Caso a informação tenha sido prestada a título de erro, e não com dolo (vontade consciente) de lesar a União, a pessoa deve corrigir o seu cadastro ou comunicar o fato à Caixa Econômica Federal e, caso tenha recebido o dinheiro sem preencher os requisitos legais, efetuar a sua devolução voluntária, inclusive como demonstração de boa-fé.
O governo, inclusive, criou um site para tanto: https://devolucaoauxilioemergencial.cidadania.gov.br/devolucao.

DJ – No caso dos candidatos, se eleitos, podem sofrer outras sanções?
Não, como a prática destes crimes não tem relação com o pleito, os candidatos, se eleitos, não podem sofrer nenhuma sanção adicional. No máximo, se condenados criminalmente, como efeito da condenação, poderão perder o mandato eletivo se o Poder Judiciário aplicar pena privativa de liberdade por tempo igual ou superior a um ano, nos crimes praticados com abuso de poder ou violação de dever para com a Administração Pública, ou quando for aplicada pena privativa de liberdade por tempo superior a quatro anos nos demais casos.

DJ – De quem é a responsabilidade por fiscalizar e responsabilizar nesses casos?

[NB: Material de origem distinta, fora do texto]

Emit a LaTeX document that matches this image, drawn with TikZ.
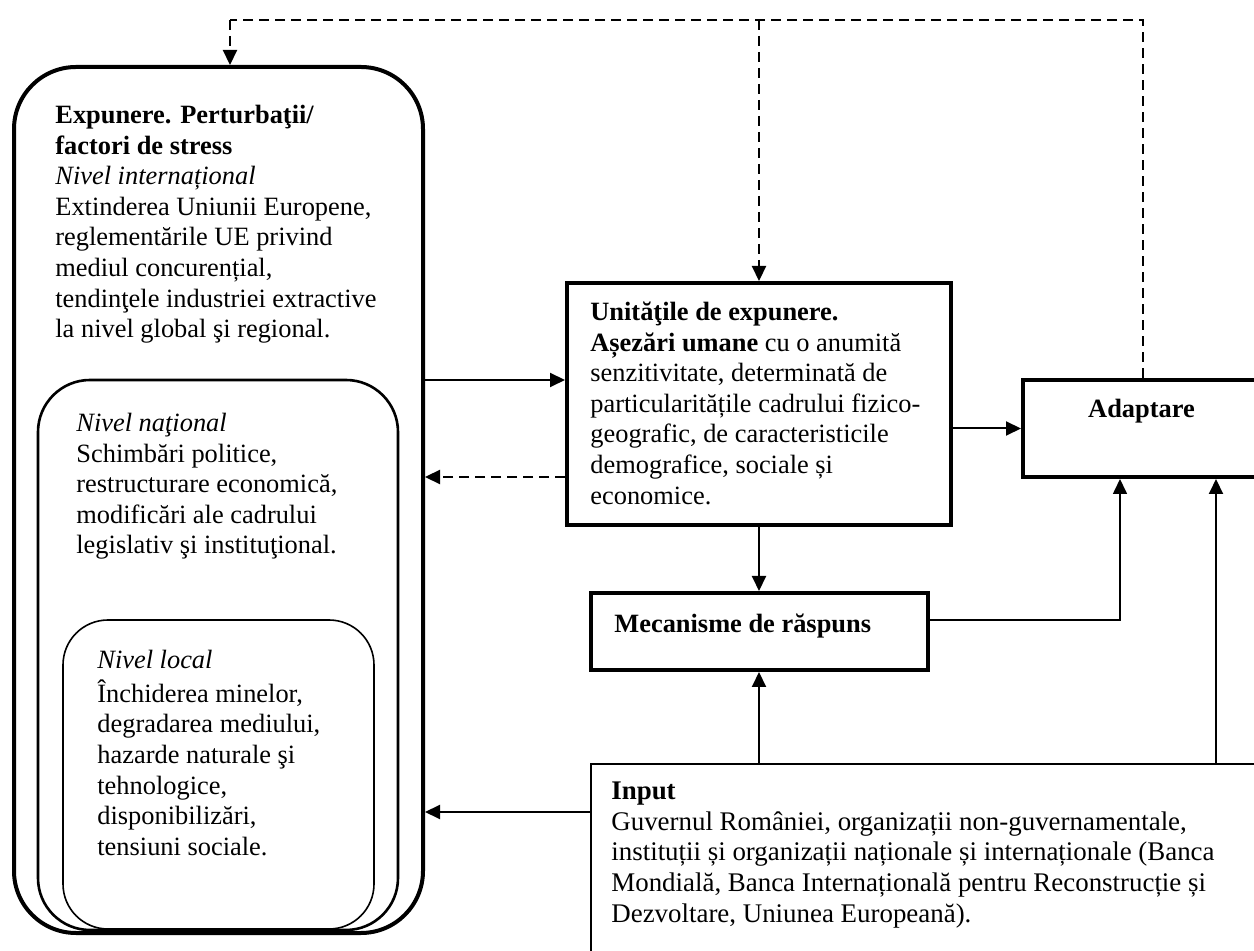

Como os recursos pertencem à União, o crime é de competência federal. Portanto, o boletim de ocorrência deverá ser registrado perante a Polícia Federal, que irá apurar o fato e remeter as suas conclusões ao Ministério Público Federal, que, se assim entender, apresentará uma denúncia (acusação) à Justiça Federal.
As irregularidades também podem ser comunicadas à Caixa Econômica Federal, que deverá adotar as medidas de apuração e comunicação dos órgãos competentes.
Como as parcelas do benefício são pagas mensalmente, o crime se reitera no tempo, estando o indivíduo em flagrante, podendo, assim, ser preso em flagrante a qualquer momento.